Ultimately, the school board felt the net positives outweighed the negatives, and decided to approve building a K – 8 school in Nokesville. The justification for this decision include the following:
- The community did not support a new 850 student Elementary School in Nokesville, but student population in the area and the age of the old Nokesville elementary school made a new, larger school necessary
- The site on which the current Nokesville Elementary school sits was not amenable to a 10 room expansion.
- The cost of building a 900 student K – 8 school is approximately the same as the cost of building an 850 student Elementary School and the cost of building an 850 student elementary school in Nokesville had already been factored into long term planning.

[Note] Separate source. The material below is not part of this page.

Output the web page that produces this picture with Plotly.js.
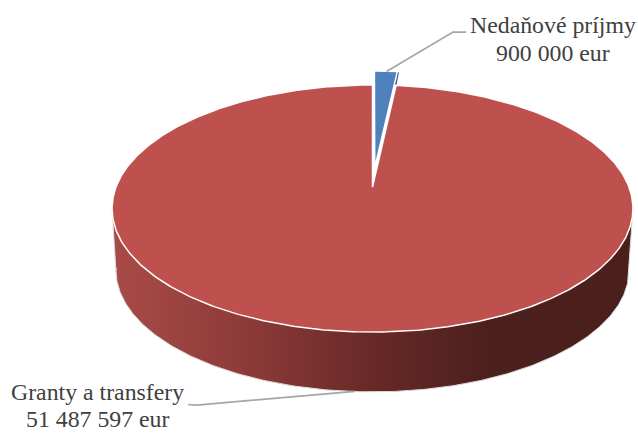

- 325 new middle school seats would reduce overcrowding at Marsteller Middle School.
- 225 new elementary seats would reduce overcrowding at T. Clay Wood and other area elementary schools.
We have been informed that our original report was in error. The CIP was never adjusted to reflect replacing Nokesville Elementary with an 850 student elementary school. In early 2010 PWCS staff had proposed amending the CIP to reflect replacing NES with an 850 student elementary school instead of renovating and expanding the old elementary school. The CIP was never amended to reflect this change as the community opposed it so strongly. Instead staff began researching building a K -8 in Nokesville instead of renovating and expanding the old elementary school, and amended the CIP on June 16, 2010 to reflect that change.